◆ Problem to work on ◆
Pictures aside, quote the whole listing exactly.
··· Given information ···
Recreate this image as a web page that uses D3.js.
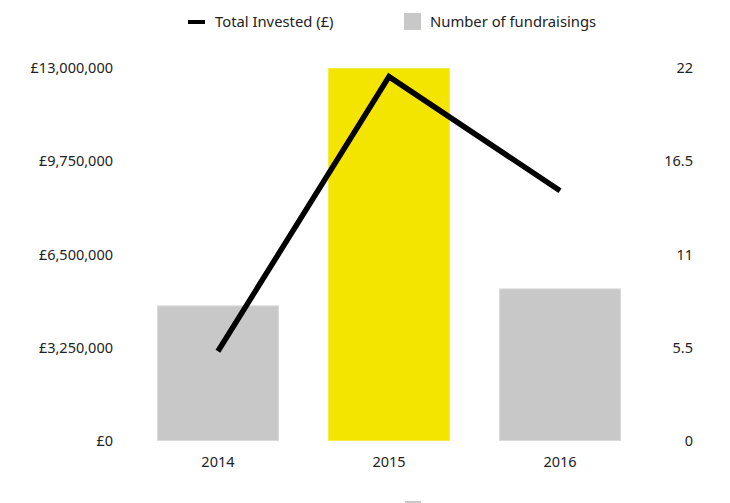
<!DOCTYPE html>
<html>
<head>
	<meta charset="utf-8" />
	<title>Fundraisings</title>
	<script src="https://cdn.jsdelivr.net/npm/d3@7"></script>
	<style>
		body { margin: 0; background: #fff; }
		text { font-family: "Noto Sans", sans-serif; fill: #222; }
	</style>
</head>
<body>

<script>
var years = ["2014", "2015", "2016"];
var invested = [3130000, 12700000, 8720000];
var fundraisings = [8, 22, 9];
var leftTicks = [0, 3250000, 6500000, 9750000, 13000000];
var rightTicks = [0, 5.5, 11, 16.5, 22];
var barColors = ["#c8c8c8", "#f3e500", "#c8c8c8"];
var barBorders = ["#dadada", "#f7ec40", "#dadada"];

var width = 730, height = 503;

var svg = d3.select("body").append("svg")
	.attr("width", width)
	.attr("height", height);

var x = d3.scaleBand()
	.domain(years)
	.range([132.5, 645.5])
	.paddingInner(0.287)
	.paddingOuter(0.143);

var yLeft = d3.scaleLinear().domain([0, 13000000]).range([441, 68]);
var yRight = d3.scaleLinear().domain([0, 22]).range([441, 68]);

// bars
svg.selectAll("rect.bar")
	.data(years)
	.enter()
	.append("rect")
	.attr("class", "bar")
	.attr("x", function(d){ return x(d) + 0.5; })
	.attr("y", function(d, i){ return yRight(fundraisings[i]) + 0.5; })
	.attr("width", x.bandwidth() - 1)
	.attr("height", function(d, i){ return yRight(0) - yRight(fundraisings[i]) - 1; })
	.attr("fill", function(d, i){ return barColors[i]; })
	.attr("stroke", function(d, i){ return barBorders[i]; })
	.attr("stroke-width", 1);

// line
var line = d3.line()
	.x(function(d, i){ return x(years[i]) + x.bandwidth() / 2; })
	.y(function(d){ return yLeft(d); });

svg.append("path")
	.datum(invested)
	.attr("d", line)
	.attr("fill", "none")
	.attr("stroke", "#000")
	.attr("stroke-width", 5.5)
	.attr("stroke-linejoin", "miter");

// axes
var fmt = d3.format(",");

var leftAxis = svg.append("g")
	.attr("transform", "translate(113,0)")
	.call(d3.axisLeft(yLeft).tickValues(leftTicks)
		.tickFormat(function(d){ return "£" + fmt(d); })
		.tickSize(0).tickPadding(0));

var rightAxis = svg.append("g")
	.attr("transform", "translate(693,0)")
	.call(d3.axisLeft(yRight).tickValues(rightTicks)
		.tickFormat(function(d){ return String(d); })
		.tickSize(0).tickPadding(0));

var bottomAxis = svg.append("g")
	.attr("transform", "translate(0,451)")
	.call(d3.axisBottom(x).tickSize(0).tickPadding(6));

[leftAxis, rightAxis, bottomAxis].forEach(function(g){
	g.select(".domain").remove();
	g.selectAll("text")
		.attr("fill", "#222")
		.style("font-family", "'Noto Sans', sans-serif")
		.style("font-size", "14.5px");
});

// legend
var legend = svg.append("g");
legend.append("line")
	.attr("x1", 188).attr("x2", 205)
	.attr("y1", 22).attr("y2", 22)
	.attr("stroke", "#000")
	.attr("stroke-width", 4);
legend.append("text")
	.attr("x", 215).attr("y", 22)
	.attr("dy", "0.35em")
	.style("font-size", "14.8px")
	.text("Total Invested (£)");
legend.append("rect")
	.attr("x", 404).attr("y", 13)
	.attr("width", 17).attr("height", 17)
	.attr("fill", "#c8c8c8");
legend.append("text")
	.attr("x", 430).attr("y", 22)
	.attr("dy", "0.35em")
	.style("font-size", "14.8px")
	.text("Number of fundraisings");

// clipped swatch at the bottom edge
svg.append("rect")
	.attr("x", 405).attr("y", 501)
	.attr("width", 16).attr("height", 4)
	.attr("fill", "#c8c8c8");
</script>
</body>
</html>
···
◆ Task result ◆
Recreate this image as a web page that uses D3.js.
<!DOCTYPE html>
<html>
<head>
	<meta charset="utf-8" />
	<title>Fundraisings</title>
	<script src="https://cdn.jsdelivr.net/npm/d3@7"></script>
	<style>
		body { margin: 0; background: #fff; }
		text { font-family: "Noto Sans", sans-serif; fill: #222; }
	</style>
</head>
<body>

<script>
var years = ["2014", "2015", "2016"];
var invested = [3130000, 12700000, 8720000];
var fundraisings = [8, 22, 9];
var leftTicks = [0, 3250000, 6500000, 9750000, 13000000];
var rightTicks = [0, 5.5, 11, 16.5, 22];
var barColors = ["#c8c8c8", "#f3e500", "#c8c8c8"];
var barBorders = ["#dadada", "#f7ec40", "#dadada"];

var width = 730, height = 503;

var svg = d3.select("body").append("svg")
	.attr("width", width)
	.attr("height", height);

var x = d3.scaleBand()
	.domain(years)
	.range([132.5, 645.5])
	.paddingInner(0.287)
	.paddingOuter(0.143);

var yLeft = d3.scaleLinear().domain([0, 13000000]).range([441, 68]);
var yRight = d3.scaleLinear().domain([0, 22]).range([441, 68]);

// bars
svg.selectAll("rect.bar")
	.data(years)
	.enter()
	.append("rect")
	.attr("class", "bar")
	.attr("x", function(d){ return x(d) + 0.5; })
	.attr("y", function(d, i){ return yRight(fundraisings[i]) + 0.5; })
	.attr("width", x.bandwidth() - 1)
	.attr("height", function(d, i){ return yRight(0) - yRight(fundraisings[i]) - 1; })
	.attr("fill", function(d, i){ return barColors[i]; })
	.attr("stroke", function(d, i){ return barBorders[i]; })
	.attr("stroke-width", 1);

// line
var line = d3.line()
	.x(function(d, i){ return x(years[i]) + x.bandwidth() / 2; })
	.y(function(d){ return yLeft(d); });

svg.append("path")
	.datum(invested)
	.attr("d", line)
	.attr("fill", "none")
	.attr("stroke", "#000")
	.attr("stroke-width", 5.5)
	.attr("stroke-linejoin", "miter");

// axes
var fmt = d3.format(",");

var leftAxis = svg.append("g")
	.attr("transform", "translate(113,0)")
	.call(d3.axisLeft(yLeft).tickValues(leftTicks)
		.tickFormat(function(d){ return "£" + fmt(d); })
		.tickSize(0).tickPadding(0));

var rightAxis = svg.append("g")
	.attr("transform", "translate(693,0)")
	.call(d3.axisLeft(yRight).tickValues(rightTicks)
		.tickFormat(function(d){ return String(d); })
		.tickSize(0).tickPadding(0));

var bottomAxis = svg.append("g")
	.attr("transform", "translate(0,451)")
	.call(d3.axisBottom(x).tickSize(0).tickPadding(6));

[leftAxis, rightAxis, bottomAxis].forEach(function(g){
	g.select(".domain").remove();
	g.selectAll("text")
		.attr("fill", "#222")
		.style("font-family", "'Noto Sans', sans-serif")
		.style("font-size", "14.5px");
});

// legend
var legend = svg.append("g");
legend.append("line")
	.attr("x1", 188).attr("x2", 205)
	.attr("y1", 22).attr("y2", 22)
	.attr("stroke", "#000")
	.attr("stroke-width", 4);
legend.append("text")
	.attr("x", 215).attr("y", 22)
	.attr("dy", "0.35em")
	.style("font-size", "14.8px")
	.text("Total Invested (£)");
legend.append("rect")
	.attr("x", 404).attr("y", 13)
	.attr("width", 17).attr("height", 17)
	.attr("fill", "#c8c8c8");
legend.append("text")
	.attr("x", 430).attr("y", 22)
	.attr("dy", "0.35em")
	.style("font-size", "14.8px")
	.text("Number of fundraisings");

// clipped swatch at the bottom edge
svg.append("rect")
	.attr("x", 405).attr("y", 501)
	.attr("width", 16).attr("height", 4)
	.attr("fill", "#c8c8c8");
</script>
</body>
</html>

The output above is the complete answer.